According to this July 25, 1969 article from Time Magazine, which was reporting on public fears over new surveillance powers given to the Administration by the Congress, Nixon's Attorney General John Mitchell told Americans they had nothing to worry about:

During his presidential campaign, Richard Nixon said that he would take full advantage of the new law-a promise that raised fears of a massive invasion of privacy. To calm those fears, the Administration last week issued what amounted to an official statement on the subject.

In his first news conference since becoming the President's chief legal officer, Attorney General John N. Mitchell pointedly announced that the incidence of wiretapping by federal law enforcement agencies had gone down, not up, during the first six months of Republican rule. Mitchell refused to disclose any figures, but he indicated that the number was far lower than most people might think. "Any citizen of this United States who is not involved in some illegal activity," he added, "has nothing to fear whatsoever."
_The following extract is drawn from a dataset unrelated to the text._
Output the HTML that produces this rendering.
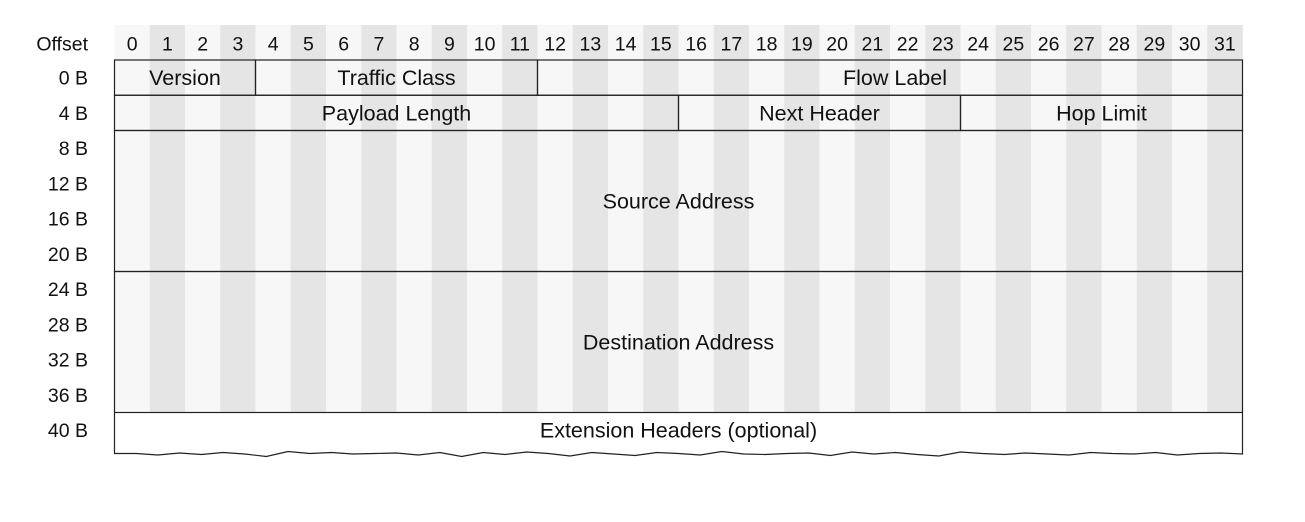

Because all of this was before FISA, the Nixon Administration was able to exercise their eavesdropping powers on Americans in secret, without any oversight of any kind --- just like the Bush Administration has been doing even in the face of FISA. We all know how well that worked out. It was the shocking abuses of those powers by not just the Nixon Administration, but by the Kennedy and Johnson Justice Departments as well --- all which were revealed only as part of the Church Committee's investigation --- that led to the enactment of FISA, since the country no longer trusted political officials to exercise eavesdropping powers on Americans in secret and with no oversight.